Learning about Judaism and Ecology from Professor Hava Tirosh-Samuelson

Dr. Hava Tirosh-Samuelson PhD, a leading academic and co-author of Judaism and Ecology: Created World and Revealed Word. Photo courtesy of Jewish Studies at Arizona State University

Dr. Hava Tirosh-Samuelson is Regents Professor of History, Irving and Miriam Lowe Professor of Modern Judaism, and Director of Jewish Studies at Arizona State University in Tempe, AZ. As a Jewish intellectual historian, she writes on Jewish philosophy and mysticism; religion, science, and technology; Judaism and ecology; and Jewish philosophy and feminism. In addition to over 70 essays and book chapters, she is the author of the numerous books, including being co-author of Judaism and Ecology: Created World and Revealed Word. This volume contributes to the nascent discourse on Judaism and ecology by clarifying diverse conceptions of nature in Jewish thought and by using the insights of Judaism to formulate a constructive Jewish theology of nature.

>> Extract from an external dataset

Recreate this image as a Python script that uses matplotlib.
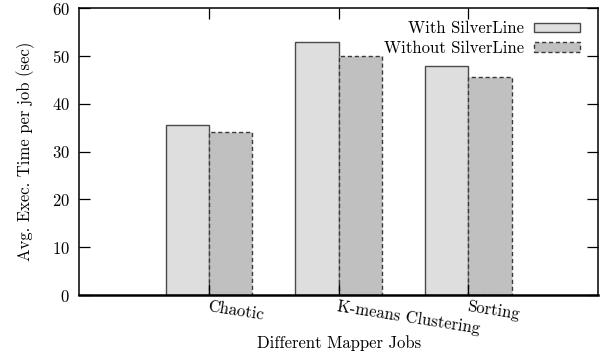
import matplotlib
matplotlib.use("Agg")
import matplotlib.pyplot as plt
import numpy as np

# average execution time per job (sec)
jobs = ["Chaotic", "K-means Clustering", "Sorting"]
with_silverline = [35.5, 53.0, 48.0]
without_silverline = [34.0, 50.0, 45.5]

plt.rcParams["font.family"] = "cmr10"
plt.rcParams["axes.formatter.use_mathtext"] = True
plt.rcParams["font.size"] = 12

fig = plt.figure(figsize=(6.0, 3.55), dpi=100)
ax = fig.add_axes([0.132, 0.169, 0.865, 0.808])

x = np.arange(1, len(jobs) + 1)
w = 1.0 / 3

ax.bar(x - w / 2, with_silverline, w, color="#dedede", edgecolor="#4a4a4a",
       linewidth=1.0, label="With SilverLine")
ax.bar(x + w / 2, without_silverline, w, color="#c0c0c0", edgecolor="#3a3a3a",
       linewidth=1.0, linestyle=(0, (3, 2)), label="Without SilverLine")

ax.set_xlim(0, 4)
ax.set_ylim(0, 60)
ax.set_yticks(range(0, 61, 10))
ax.set_xticks(x)
ax.set_xticklabels(jobs, rotation=-9, ha="left", va="top", rotation_mode="anchor")
ax.tick_params(axis="both", direction="in", length=8, width=0.9,
               top=True, right=True)
ax.tick_params(axis="x", pad=3)
ax.tick_params(axis="y", pad=7)

for s in ax.spines.values():
    s.set_linewidth(1.1)
ax.spines["bottom"].set_linewidth(1.8)

ax.set_ylabel("Avg. Exec. Time per job (sec)", labelpad=12)
ax.set_xlabel("Different Mapper Jobs")
# fixed position so the rotated tick labels don't push it off the figure
ax.xaxis.set_label_coords(0.5, -0.14)

leg = ax.legend(loc="upper right", bbox_to_anchor=(0.985, 0.99), frameon=False,
                markerfirst=False, handlelength=2.8, handleheight=0.5,
                handletextpad=0.6, labelspacing=0.25, borderaxespad=0.2)

fig.savefig("out.png", dpi=100)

I had the opportunity to ask Dr. Tirosh-Samuelson about her thinking, experiences and work. I hope you enjoy the interview below!

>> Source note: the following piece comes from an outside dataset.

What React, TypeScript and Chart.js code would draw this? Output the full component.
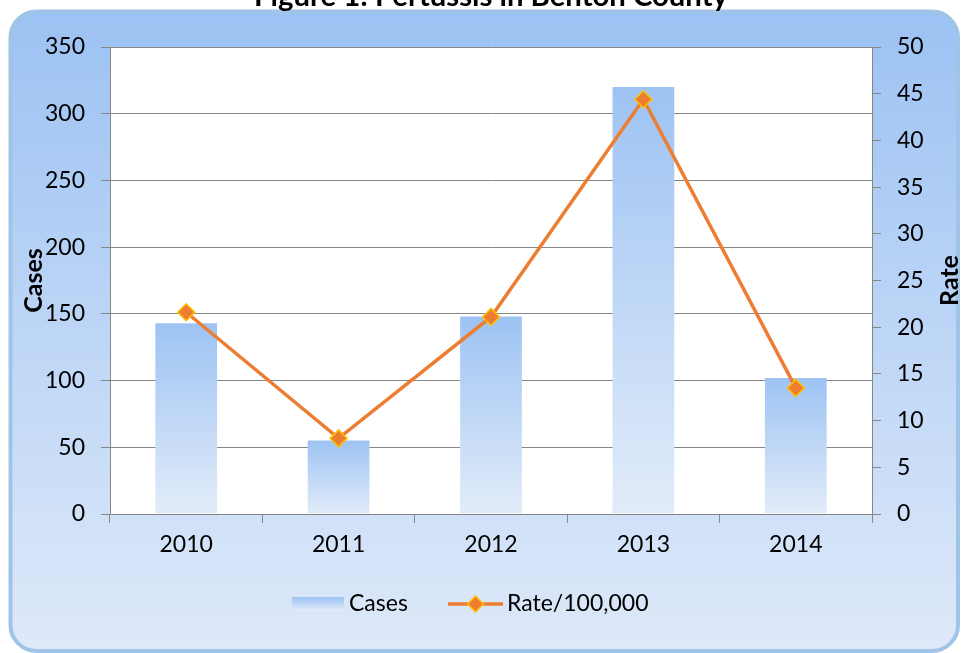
import React, { useEffect, useRef } from "react";
import { Chart, registerables } from "chart.js";

Chart.register(...registerables);

const years = ["2010", "2011", "2012", "2013", "2014"];
const cases = [143, 55, 148, 320, 102];
const rates = [21.6, 8.1, 21.1, 44.4, 13.5];
const titleText = "Figure 1: Pertussis in Benton County";
const leftAxisTitle = "Cases";
const rightAxisTitle = "Rate";
const legendLabels = ["Cases", "Rate/100,000"];

const FONT = "Lato";
const ORANGE = "#ED7D31";
const GOLD = "#FFC000";
const GRID = "#868686";
const BAR_TOP = "#9DC3F3";
const BAR_BOTTOM = "#E2ECF9";

function drawDiamond(ctx: CanvasRenderingContext2D, x: number, y: number, r: number) {
  ctx.beginPath();
  ctx.moveTo(x, y - r);
  ctx.lineTo(x + r, y);
  ctx.lineTo(x, y + r);
  ctx.lineTo(x - r, y);
  ctx.closePath();
  ctx.fillStyle = ORANGE;
  ctx.fill();
  ctx.lineWidth = 1.5;
  ctx.strokeStyle = GOLD;
  ctx.stroke();
}

const decorPlugin = {
  id: "decor",
  beforeDraw(chart: any) {
    const ctx = chart.ctx as CanvasRenderingContext2D;
    const W = chart.width;
    const H = chart.height;
    ctx.save();
    ctx.fillStyle = "#ffffff";
    ctx.fillRect(0, 0, W, H);
    // outer rounded panel
    const x0 = 10.5, y0 = 11.5, x1 = 958, y1 = 651, r = 26;
    const g = ctx.createLinearGradient(0, y0, 0, y1);
    g.addColorStop(0, "#9CC2F3");
    g.addColorStop(1, "#DEE9F9");
    ctx.beginPath();
    ctx.moveTo(x0 + r, y0);
    ctx.lineTo(x1 - r, y0);
    ctx.arcTo(x1, y0, x1, y0 + r, r);
    ctx.lineTo(x1, y1 - r);
    ctx.arcTo(x1, y1, x1 - r, y1, r);
    ctx.lineTo(x0 + r, y1);
    ctx.arcTo(x0, y1, x0, y1 - r, r);
    ctx.lineTo(x0, y0 + r);
    ctx.arcTo(x0, y0, x0 + r, y0, r);
    ctx.closePath();
    ctx.fillStyle = g;
    ctx.fill();
    ctx.lineWidth = 4;
    ctx.strokeStyle = "#A0C4E8";
    ctx.stroke();
    // title (partly cut off at top)
    ctx.fillStyle = "#000";
    ctx.font = `bold 29.3px ${FONT}`;
    ctx.textAlign = "center";
    ctx.textBaseline = "alphabetic";
    ctx.fillText(titleText, 491, 6);
    // plot area
    const a = chart.chartArea;
    ctx.fillStyle = "#ffffff";
    ctx.fillRect(a.left, a.top, a.right - a.left, a.bottom - a.top);
    ctx.restore();
  },
  afterDraw(chart: any) {
    const ctx = chart.ctx as CanvasRenderingContext2D;
    const a = chart.chartArea;
    const cy = (a.top + a.bottom) / 2;
    ctx.save();
    ctx.fillStyle = "#000";
    ctx.font = `bold 25px ${FONT}`;
    ctx.textAlign = "center";
    ctx.textBaseline = "middle";
    ctx.save();
    ctx.translate(34, cy);
    ctx.rotate(-Math.PI / 2);
    ctx.fillText(leftAxisTitle, 0, 0);
    ctx.restore();
    ctx.save();
    ctx.translate(950, cy);
    ctx.rotate(-Math.PI / 2);
    ctx.fillText(rightAxisTitle, 0, 0);
    ctx.restore();

    // legend
    const ly = 604;
    const sg = ctx.createLinearGradient(0, 597, 0, 611);
    sg.addColorStop(0, BAR_TOP);
    sg.addColorStop(1, BAR_BOTTOM);
    ctx.fillStyle = sg;
    ctx.fillRect(292, 597, 52, 14);
    ctx.fillStyle = "#000";
    ctx.font = `23px ${FONT}`;
    ctx.textAlign = "left";
    ctx.textBaseline = "middle";
    ctx.fillText(legendLabels[0], 349, ly);
    ctx.strokeStyle = ORANGE;
    ctx.lineWidth = 3.5;
    ctx.beginPath();
    ctx.moveTo(448, ly);
    ctx.lineTo(503, ly);
    ctx.stroke();
    drawDiamond(ctx, 475.5, ly, 8);
    ctx.fillStyle = "#000";
    ctx.fillText(legendLabels[1], 507, ly);
    ctx.restore();
  },
};

export default function App() {
  const ref = useRef<HTMLCanvasElement | null>(null);
  useEffect(() => {
    if (!ref.current) return;
    const tickFont = { family: FONT, size: 23 };
    const chart = new Chart(ref.current, {
      type: "bar",
      data: {
        labels: years,
        datasets: [
          {
            type: "line",
            label: legendLabels[1],
            data: rates,
            yAxisID: "y1",
            borderColor: ORANGE,
            borderWidth: 3.5,
            pointStyle: "rectRot",
            pointRadius: 8.5,
            pointBackgroundColor: ORANGE,
            pointBorderColor: GOLD,
            pointBorderWidth: 1.5,
            tension: 0,
            order: 0,
          } as any,
          {
            type: "bar",
            label: legendLabels[0],
            data: cases,
            yAxisID: "y",
            barPercentage: 0.405,
            categoryPercentage: 1,
            order: 1,
            backgroundColor: (c: any) => {
              const ch = c.chart;
              const ys = ch.scales && ch.scales.y;
              if (!ch.chartArea || !ys || c.raw == null) return BAR_TOP;
              const top = ys.getPixelForValue(c.raw);
              const bottom = ys.getPixelForValue(0);
              const gr = ch.ctx.createLinearGradient(0, top, 0, bottom);
              gr.addColorStop(0, BAR_TOP);
              gr.addColorStop(1, BAR_BOTTOM);
              return gr;
            },
          } as any,
        ],
      },
      options: {
        responsive: false,
        animation: false,
        layout: { padding: { top: 47, left: 0, right: 0, bottom: 0 } },
        plugins: {
          legend: { display: false },
          title: { display: false },
          tooltip: { enabled: false },
        },
        scales: {
          x: {
            grid: {
              offset: true,
              drawOnChartArea: false,
              color: GRID,
              tickLength: 9,
            },
            border: { color: GRID },
            ticks: { color: "#000", font: tickFont, padding: 8, maxRotation: 0 },
            afterFit: (s: any) => {
              s.height = 139;
            },
          },
          y: {
            position: "left",
            min: 0,
            max: 350,
            grid: { color: GRID, tickLength: 9 },
            border: { color: GRID },
            ticks: { stepSize: 50, color: "#000", font: tickFont, padding: 16 },
            afterFit: (s: any) => {
              s.width = 110;
            },
          },
          y1: {
            position: "right",
            min: 0,
            max: 50,
            grid: { drawOnChartArea: false, color: GRID, tickLength: 9 },
            border: { color: GRID },
            ticks: { stepSize: 5, color: "#000", font: tickFont, padding: 16 },
            afterFit: (s: any) => {
              s.width = 89;
            },
          },
        },
      } as any,
      plugins: [decorPlugin],
    });
    return () => chart.destroy();
  }, []);
  return (
    <div style={{ position: "fixed", left: 0, top: 0, width: 961, height: 653 }}>
      <canvas ref={ref} width={961} height={653} style={{ display: "block" }} />
    </div>
  );
}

Dr. Hava Tirosh-Samuelson. Headshot courtesy of Jewish Studies at Arizona State University


How did you get interested in working on climate change?

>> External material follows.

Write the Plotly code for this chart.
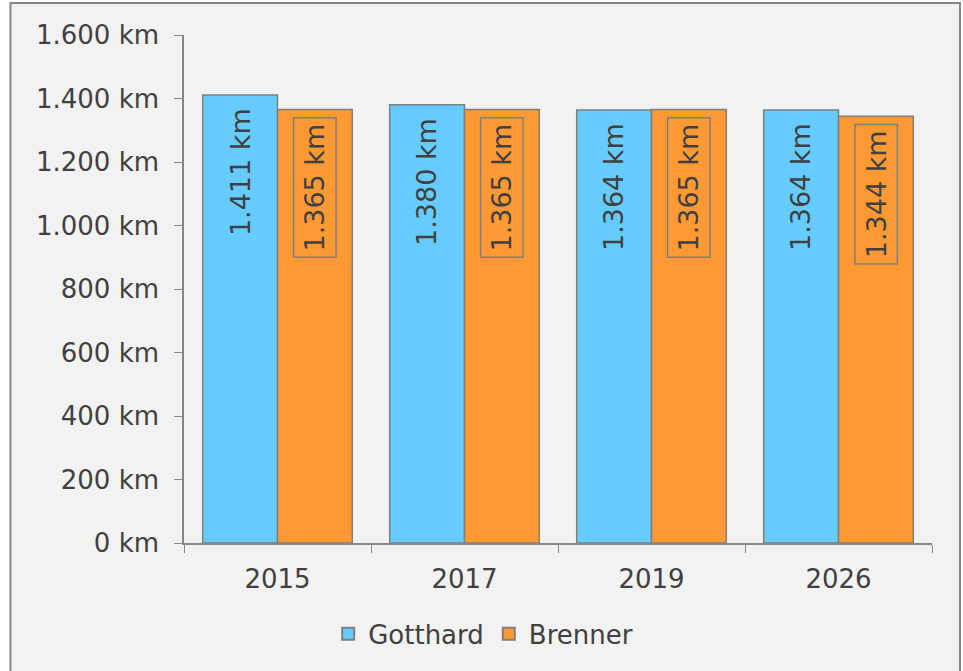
import plotly.graph_objects as go

years = ["2015", "2017", "2019", "2026"]
gotthard = [1411, 1380, 1364, 1364]
brenner = [1365, 1365, 1365, 1344]
y_ticks = [0, 200, 400, 600, 800, 1000, 1200, 1400, 1600]

FONT = "Verdana, DejaVu Sans, sans-serif"
TXT = "#404040"
EDGE = "#7f7f7f"


def km(v):
    return f"{v:,}".replace(",", ".") + " km"


fig = go.Figure()
fig.add_trace(go.Bar(x=years, y=gotthard, name="Gotthard",
                     marker=dict(color="#66ccff", line=dict(color=EDGE, width=1.5))))
fig.add_trace(go.Bar(x=years, y=brenner, name="Brenner",
                     marker=dict(color="#ff9933", line=dict(color=EDGE, width=1.5))))

# value labels, rotated, just under the top of each bar
for i, (g, b) in enumerate(zip(gotthard, brenner)):
    fig.add_annotation(x=i - 0.2, y=g, text=km(g), textangle=-90, showarrow=False,
                       yanchor="top", yshift=-11, font=dict(size=27, color=TXT, family=FONT))
    fig.add_annotation(x=i + 0.2, y=b, text=km(b), textangle=-90, showarrow=False,
                       yanchor="top", yshift=-7, bordercolor=EDGE, borderwidth=1.5,
                       borderpad=5, font=dict(size=27, color=TXT, family=FONT))

# grey frame around the chart
fig.add_shape(type="rect", xref="paper", yref="paper", layer="below",
              x0=-0.232, x1=1.0374, y0=-0.27, y1=1.063,
              fillcolor="#f2f2f2", line=dict(color="#868686", width=2))

fig.update_layout(
    width=963, height=671,
    margin=dict(l=184, r=31, t=35, b=128),
    paper_bgcolor="white", plot_bgcolor="rgba(0,0,0,0)",
    barmode="group", bargap=0.2, bargroupgap=0,
    font=dict(family=FONT, size=26, color=TXT),
    showlegend=True,
    legend=dict(orientation="h", x=0.4, xanchor="center", y=-0.179, yanchor="middle",
                bgcolor="rgba(0,0,0,0)", font=dict(size=26, color=TXT),
                itemsizing="constant", traceorder="normal", itemwidth=30),
    xaxis=dict(showline=True, linecolor="#868686", linewidth=1.5, ticks="outside",
               tickson="boundaries", ticklen=8, tickcolor="#868686", showgrid=False,
               ticklabelstandoff=12, tickfont=dict(size=26, color=TXT)),
    yaxis=dict(range=[0, 1600], tickvals=y_ticks, ticktext=[km(v) for v in y_ticks],
               showline=True, linecolor="#868686", linewidth=1.5, ticks="outside",
               ticklen=8, tickcolor="#868686", showgrid=False, zeroline=False,
               ticklabelstandoff=10, tickfont=dict(size=26, color=TXT)),
)

fig.write_html("out.html", config={"displayModeBar": False},
               post_script="document.body.style.margin = '0';")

I was born in Kibbutz Afikim, Israel, and the love of nature was inculcated in me from a young age. In the 1970s, I studied at the Hebrew University of Jerusalem in the Department of Jewish Philosophy and Kabbalah that later changed its name to Department of Jewish Thought. My Ph.D. dissertation (1978) focused on an Italian Jewish thinker, Rabbi David ben Judah Messer Leon (d. 1526), who was a philosopher and a kabbalist, and my goal was to explain how philosophy and Kabbalah intersect in his thought. When one studies premodern Jewish thought, one cannot avoid thinking about the natural world. The medieval rationalist philosophers had much to say about it because they sought to reconcile the Judaic belief that the world was created by God with the theories of ancient Greek philosophers, especially Aristotle, that the physical world was eternal, that is, uncreated. Medieval Jewish philosophers, most famously Moses Maimonides (d. 1204), developed a way to interpret the Bible in the light of Aristotelian philosophy and science to reconcile the apparent tension. Unlike the philosophers, the kabbalists approached the Bible as a symbolic text that mirrors the inner life of God, about which Aristotelian philosophy and science had little knowledge. For the kabbalists, the natural world is a linguistic construct, a poetic text that was brought into existence by Creator God, the most perfect artist. Kabbalah articulated symbolic interpretations of nature using its unique hermeneutics.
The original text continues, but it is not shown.